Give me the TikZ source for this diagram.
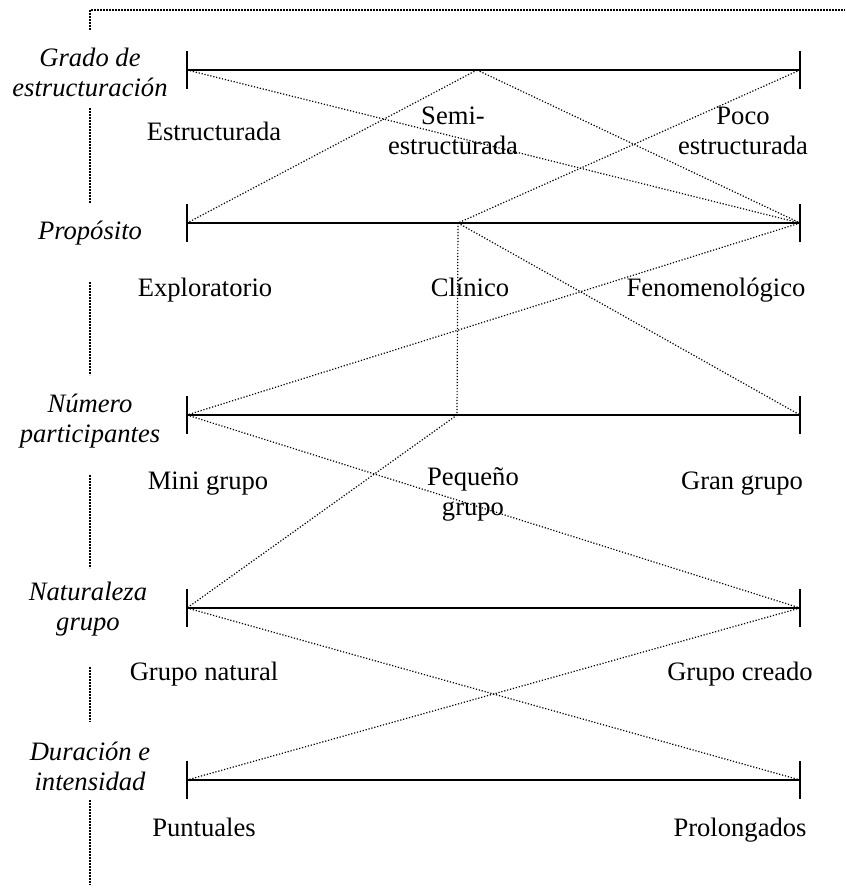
\documentclass[tikz,border=0pt]{standalone}
\usepackage{fontspec}
\setmainfont{Liberation Serif}

\begin{document}
\begin{tikzpicture}[x=0.5pt, y=-0.5pt,
    axis/.style={line width=1pt},
    link/.style={line width=0.6pt, dash pattern=on 0.6pt off 0.9pt},
    frame/.style={line width=1pt, dash pattern=on 0.8pt off 0.7pt},
    dim/.style={font=\fontsize{13.3}{15}\selectfont\itshape, align=center, inner sep=0pt},
    opt/.style={font=\fontsize{13.3}{15}\selectfont, align=center, inner sep=0pt}]
    \useasboundingbox (0,0) rectangle (845,892);

    % outer dotted frame
    \draw[frame] (90,30) -- (90,10) -- (845,10);
    \draw[frame] (90,108) -- (90,203);
    \draw[frame] (90,282) -- (90,375);
    \draw[frame] (90,475) -- (90,568);
    \draw[frame] (90,667) -- (90,722);
    \draw[frame] (90,800) -- (90,885);

    % points on the five scales
    \coordinate (a1) at (187,70);  \coordinate (b1) at (477,70);  \coordinate (c1) at (800,70);
    \coordinate (a2) at (187,223); \coordinate (b2) at (458,223); \coordinate (c2) at (800,223);
    \coordinate (a3) at (187,415); \coordinate (b3) at (457,415); \coordinate (c3) at (800,415);
    \coordinate (a4) at (187,608); \coordinate (c4) at (800,608);
    \coordinate (a5) at (187,780); \coordinate (c5) at (800,780);

    % scales with end ticks
    \foreach \i in {1,...,5} {
        \draw[axis] (a\i) -- (c\i);
        \draw[axis] (a\i) ++(0,-19) -- ++(0,38);
        \draw[axis] (c\i) ++(0,-19) -- ++(0,38);
    }

    % dotted links between scales
    \draw[link] (a1) -- (c2);
    \draw[link] (b1) -- (a2);
    \draw[link] (b1) -- (c2);
    \draw[link] (c1) -- (b2);
    \draw[link] (b2) -- (b3);
    \draw[link] (b2) -- (c3);
    \draw[link] (c2) -- (a3);
    \draw[link] (a3) -- (c4);
    \draw[link] (b3) -- (a4);
    \draw[link] (a4) -- (c5);
    \draw[link] (c4) -- (a5);

    % dimension names
    \node[dim] (grado) at (90,72) {Grado de\\estructuración};
    \node[dim, anchor=base] (prop) at (90,240) {Propósito};
    \node[dim] (num) at (90,421) {Número\\participantes};
    \node[dim] (nat) at (88,609) {Naturaleza\\grupo};
    \node[dim] (dur) at (90,766) {Duración e\\intensidad};

    % values on each scale
    \node[opt, anchor=base] (estr) at (214,141) {Estructurada};
    \node[opt] (semi) at (453,131) {Semi-\\estructurada};
    \node[opt] (poco) at (743,131) {Poco\\estructurada};
    \node[opt, anchor=base] (expl) at (205,297) {Exploratorio};
    \node[opt, anchor=base] (clin) at (470,297) {Clínico};
    \node[opt, anchor=base] (feno) at (716,297) {Fenomenológico};
    \node[opt, anchor=base] (mini) at (208,489) {Mini grupo};
    \node[opt] (peq) at (473,494) {Pequeño\\grupo};
    \node[opt, anchor=base] (gran) at (742,489) {Gran grupo};
    \node[opt, anchor=base] (gnat) at (204,680) {Grupo natural};
    \node[opt, anchor=base] (gcre) at (740,680) {Grupo creado};
    \node[opt, anchor=base] (punt) at (204,836) {Puntuales};
    \node[opt, anchor=base] (prol) at (740,836) {Prolongados};
\end{tikzpicture}
\end{document}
____________________
## What to work on
Only the lines from the start of the material through the line containing "(90,800) -- (90,885);" should be transcribed. Pictures stay out.

## Exercise response
Give me the TikZ source for this diagram.
\documentclass[tikz,border=0pt]{standalone}
\usepackage{fontspec}
\setmainfont{Liberation Serif}

\begin{document}
\begin{tikzpicture}[x=0.5pt, y=-0.5pt,
    axis/.style={line width=1pt},
    link/.style={line width=0.6pt, dash pattern=on 0.6pt off 0.9pt},
    frame/.style={line width=1pt, dash pattern=on 0.8pt off 0.7pt},
    dim/.style={font=\fontsize{13.3}{15}\selectfont\itshape, align=center, inner sep=0pt},
    opt/.style={font=\fontsize{13.3}{15}\selectfont, align=center, inner sep=0pt}]
    \useasboundingbox (0,0) rectangle (845,892);

    % outer dotted frame
    \draw[frame] (90,30) -- (90,10) -- (845,10);
    \draw[frame] (90,108) -- (90,203);
    \draw[frame] (90,282) -- (90,375);
    \draw[frame] (90,475) -- (90,568);
    \draw[frame] (90,667) -- (90,722);
    \draw[frame] (90,800) -- (90,885);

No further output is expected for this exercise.